Chelsea, an open lover of all things meaty, changed her tune and opted for veggie quesadillas. I didn't have any, but when someone who organizes monthly meat-eating lunches tells you a veggie quesadilla is good, I'm going to believe them. The grilled cheese (which comes with onions and tomatoes) did Jessica right. The bread was perfectly toasty and the cheese gooey as it should be. It's a favorite of mine, but this time, after fever and ick, I wanted the protein of a good old-fashioned burger. And Landing kitchen guru Diego answered my call. My provolone-topped burger was loaded with pickles, onions, tomatoes and lettuce, mayo and mustard...and he even sliced it in half for me. What a doll. Jen ordered up bare buffalo wings with extra spicy sauce on the side and polished them off for the first time that I can remember. Must have been a good night for the wing.

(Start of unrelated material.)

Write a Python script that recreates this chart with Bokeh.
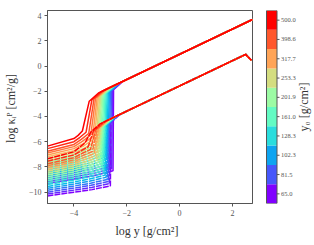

Now we had great conversation and excellent bar cuisine, but after dinner, things got really interesting. A couple of beers in and the weather sirens went off...and so did the electricity. Such is life in Old East Dallas. But while patrons sat in a sudden absence of light (save the red table candles) and music, the Landing crew jumped to attention, hanging camp lanterns about and hooking up a generator. First thing connected? The jukebox. Atmosphere is a priority. Slim teased two guys who continued to stare at the TV despite there being no picture (true Mavs fans, apparently) and continued on his round of the room, business as usual. The register and card machine were hooked back up and no one was left digging for change to pay their tab. While others stayed on through the night, we left with kind bids of "Be careful!" and "Get home before the storm!" 

Girl drinks are fun, but when you feel like roadkill twice removed and the weather's feeling even worse, it's not about froth and fruit garnish. It's about a cold beer (or Diet Coke), a full stomach and never letting the music stop. There's no better place than your home...bar.